Over the course of the several months it took for the whole situation to play out and reach a critical point, it hit me at some point: No one is going to guess how you feel if you don’t name it yourself.
And so, awkwardly, it began.
It wasn’t the product of extensive mindset work. It wasn’t a conscious effort to lean into vulnerability either.
(I’m not even sure I quite knew what vulnerability was at that point, and whatever it was, I for sure was equating it with weakness.)
It was simply an effort born of the overwhelming realization that inaction from my part would likely result in the anihilation of the relationships that mattered the most to me. That, more than anything else, is what spurred me into action.
Through openness and vulnerability, our relationships can only become stronger.
It can mean hard work, lots of time spent leaning into discomfort, words catching in our throat and even some ugly cries, but we can’t expect our relationships to grow if we tiptoe around the way we really feel.
By baring our soul, we give others the chance to see and to love who we really are, and give our loved ones the unspoken permission to do the same.
Openly expressing how we feel doesn’t mean wallowing in drama. In fact, many recent studies suggest that it’s quite the opposite: by naming how we feel, we are better equiped to move through our emotions, instead of remaining stuck in them.
The risk of creating the corrosive emotional cocktails we talked about earlier is definitely lessened!
Granted, by dropping the act, we’re likely not to be everyone’s cup of tea. That’s fine. I think I’d much rather be surrounded by potentially fewer people, but people who adore me for who I am, rather than by a large group—kept at arm’s length—who may simply like the image that I’m trying to project.
I had the opportunity to put this into practice again recently.
I was asked to weigh in on—again!—a personal and professional arrangement which would have compromised a lot for me and my loved ones. I can guarantee that, a few years ago, my answer would still have been along the lines of Whatever, we’ll adapt, we’ll make it work.
Except I know better. Now, expressing how I really felt wasn’t easy, by all means. If I can find any adjective to describe it, it was definitely more akin to excrutiating. But definitely less painful—and tremendously more freeing—than refusing to acknowledge how I really felt, and having to live with the consequences.

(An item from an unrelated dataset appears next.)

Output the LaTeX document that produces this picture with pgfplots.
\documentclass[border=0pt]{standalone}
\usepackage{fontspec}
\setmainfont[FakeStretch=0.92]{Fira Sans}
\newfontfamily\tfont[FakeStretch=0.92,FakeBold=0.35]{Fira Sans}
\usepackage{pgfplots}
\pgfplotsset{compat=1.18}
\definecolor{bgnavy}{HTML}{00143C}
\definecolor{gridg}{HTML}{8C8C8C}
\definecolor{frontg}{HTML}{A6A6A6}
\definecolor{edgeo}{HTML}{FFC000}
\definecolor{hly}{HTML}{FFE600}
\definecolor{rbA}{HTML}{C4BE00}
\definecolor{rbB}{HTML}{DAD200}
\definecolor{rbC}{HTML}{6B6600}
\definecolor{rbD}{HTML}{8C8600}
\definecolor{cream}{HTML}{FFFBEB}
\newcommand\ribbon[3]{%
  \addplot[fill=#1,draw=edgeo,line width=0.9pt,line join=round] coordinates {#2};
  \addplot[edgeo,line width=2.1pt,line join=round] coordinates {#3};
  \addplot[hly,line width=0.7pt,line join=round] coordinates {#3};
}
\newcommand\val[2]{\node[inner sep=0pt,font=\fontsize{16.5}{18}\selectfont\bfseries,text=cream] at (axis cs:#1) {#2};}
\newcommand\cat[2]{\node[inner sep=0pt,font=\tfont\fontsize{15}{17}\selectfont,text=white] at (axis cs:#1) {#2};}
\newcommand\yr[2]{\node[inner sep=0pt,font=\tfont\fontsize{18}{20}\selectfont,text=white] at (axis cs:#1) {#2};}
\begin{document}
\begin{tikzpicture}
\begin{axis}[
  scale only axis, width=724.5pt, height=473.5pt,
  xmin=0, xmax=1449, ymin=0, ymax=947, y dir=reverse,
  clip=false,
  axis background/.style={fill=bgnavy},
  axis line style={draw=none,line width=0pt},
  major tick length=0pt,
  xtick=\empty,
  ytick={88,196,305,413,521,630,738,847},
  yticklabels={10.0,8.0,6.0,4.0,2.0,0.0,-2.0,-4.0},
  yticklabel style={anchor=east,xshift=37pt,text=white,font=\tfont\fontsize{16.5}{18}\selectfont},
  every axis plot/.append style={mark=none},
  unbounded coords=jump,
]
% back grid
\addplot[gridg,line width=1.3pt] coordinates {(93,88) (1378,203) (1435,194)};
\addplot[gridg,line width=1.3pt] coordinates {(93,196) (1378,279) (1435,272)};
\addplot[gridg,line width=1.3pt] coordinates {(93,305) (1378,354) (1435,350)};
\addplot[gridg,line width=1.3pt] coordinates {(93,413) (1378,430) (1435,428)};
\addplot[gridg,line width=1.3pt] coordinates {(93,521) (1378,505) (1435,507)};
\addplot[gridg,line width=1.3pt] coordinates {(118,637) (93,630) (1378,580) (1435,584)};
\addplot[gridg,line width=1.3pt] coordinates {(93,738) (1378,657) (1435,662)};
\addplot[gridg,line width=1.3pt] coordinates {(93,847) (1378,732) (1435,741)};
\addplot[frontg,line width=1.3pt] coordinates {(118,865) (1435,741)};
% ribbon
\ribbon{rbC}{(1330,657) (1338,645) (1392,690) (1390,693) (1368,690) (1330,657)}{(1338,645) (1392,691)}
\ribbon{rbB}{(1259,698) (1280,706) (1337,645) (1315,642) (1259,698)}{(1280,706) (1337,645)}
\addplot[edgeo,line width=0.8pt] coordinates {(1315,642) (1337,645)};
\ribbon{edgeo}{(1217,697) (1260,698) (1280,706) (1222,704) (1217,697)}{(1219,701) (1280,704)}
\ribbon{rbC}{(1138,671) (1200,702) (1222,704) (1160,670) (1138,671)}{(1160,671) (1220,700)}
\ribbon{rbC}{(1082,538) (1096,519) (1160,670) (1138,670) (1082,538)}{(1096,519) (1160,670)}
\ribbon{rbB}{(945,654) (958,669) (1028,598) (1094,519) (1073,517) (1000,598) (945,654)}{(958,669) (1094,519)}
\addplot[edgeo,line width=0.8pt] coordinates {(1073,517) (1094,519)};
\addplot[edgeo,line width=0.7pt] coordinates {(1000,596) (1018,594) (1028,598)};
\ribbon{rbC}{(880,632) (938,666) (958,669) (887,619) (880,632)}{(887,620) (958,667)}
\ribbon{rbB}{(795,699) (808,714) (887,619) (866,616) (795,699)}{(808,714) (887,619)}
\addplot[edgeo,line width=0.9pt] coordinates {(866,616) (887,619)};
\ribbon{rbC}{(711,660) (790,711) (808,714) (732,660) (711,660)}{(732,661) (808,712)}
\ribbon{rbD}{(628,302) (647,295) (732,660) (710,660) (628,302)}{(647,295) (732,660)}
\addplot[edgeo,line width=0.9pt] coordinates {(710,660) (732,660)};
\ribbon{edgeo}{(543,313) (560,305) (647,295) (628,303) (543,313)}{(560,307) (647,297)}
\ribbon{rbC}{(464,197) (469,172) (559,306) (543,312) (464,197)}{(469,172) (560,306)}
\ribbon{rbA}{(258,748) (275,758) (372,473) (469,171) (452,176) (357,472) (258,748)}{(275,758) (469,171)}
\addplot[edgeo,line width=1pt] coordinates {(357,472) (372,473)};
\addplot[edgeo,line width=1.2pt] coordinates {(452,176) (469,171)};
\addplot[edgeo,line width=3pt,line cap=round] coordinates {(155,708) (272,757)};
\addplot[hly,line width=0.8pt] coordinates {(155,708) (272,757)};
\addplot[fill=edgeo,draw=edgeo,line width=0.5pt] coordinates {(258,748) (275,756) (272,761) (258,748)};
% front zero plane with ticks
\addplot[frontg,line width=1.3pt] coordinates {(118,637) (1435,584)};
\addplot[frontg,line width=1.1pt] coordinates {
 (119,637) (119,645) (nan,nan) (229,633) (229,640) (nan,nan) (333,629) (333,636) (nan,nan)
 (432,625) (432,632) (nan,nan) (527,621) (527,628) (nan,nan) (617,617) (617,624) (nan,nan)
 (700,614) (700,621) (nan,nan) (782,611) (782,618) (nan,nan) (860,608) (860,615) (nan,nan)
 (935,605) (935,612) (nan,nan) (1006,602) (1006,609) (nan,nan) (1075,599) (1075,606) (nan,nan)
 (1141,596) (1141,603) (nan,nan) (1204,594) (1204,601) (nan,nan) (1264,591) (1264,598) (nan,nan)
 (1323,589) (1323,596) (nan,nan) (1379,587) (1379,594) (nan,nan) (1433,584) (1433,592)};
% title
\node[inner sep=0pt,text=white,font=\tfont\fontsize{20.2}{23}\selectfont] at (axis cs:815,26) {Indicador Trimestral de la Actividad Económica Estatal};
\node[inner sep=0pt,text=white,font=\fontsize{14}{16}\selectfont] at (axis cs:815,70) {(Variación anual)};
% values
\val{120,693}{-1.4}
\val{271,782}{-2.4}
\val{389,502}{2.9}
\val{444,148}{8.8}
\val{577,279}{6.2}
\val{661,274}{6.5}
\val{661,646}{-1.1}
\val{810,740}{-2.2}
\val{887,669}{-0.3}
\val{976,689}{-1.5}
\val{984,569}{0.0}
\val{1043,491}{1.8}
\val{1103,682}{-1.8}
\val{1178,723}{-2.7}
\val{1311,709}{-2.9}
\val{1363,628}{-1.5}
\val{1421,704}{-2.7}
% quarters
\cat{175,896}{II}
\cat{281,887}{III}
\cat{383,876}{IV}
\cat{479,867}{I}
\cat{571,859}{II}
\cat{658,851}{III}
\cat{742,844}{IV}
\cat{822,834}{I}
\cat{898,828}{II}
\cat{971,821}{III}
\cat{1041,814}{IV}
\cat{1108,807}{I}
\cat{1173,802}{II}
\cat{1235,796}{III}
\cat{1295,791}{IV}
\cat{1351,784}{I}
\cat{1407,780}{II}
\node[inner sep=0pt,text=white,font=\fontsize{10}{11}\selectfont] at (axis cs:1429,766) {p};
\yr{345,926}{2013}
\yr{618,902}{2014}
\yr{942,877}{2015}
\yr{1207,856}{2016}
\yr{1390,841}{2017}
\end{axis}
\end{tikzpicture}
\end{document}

I leaned into the discomfort of my own vulnerability, mustered the courage to speak up, chose my words—again, not for any dramatic effect, but for the sake of clarity—and let my feelings be known.
Because my feelings are just as deserving of being expressed than those of others. And because I can’t expect anyone to guess my feelings if I don’t name them myself.
As much as we are loath to admit it, the walls that we build in order to keep up appearances are indubitably erected on a shaky foundation. If we want our relationships to thrive, they have to be rooted in truth and trust.
If we want to build—or rebuild—on authenticity, we’ll probably need to tear down those walls. While this remodel will be uncomfortable at first, we are guaranteed to create an airier, more agreeable space in the end.
How about you? How comfortable are you with expressing how you really feel? Do you ever feel the need to live up to a self-constructed persona?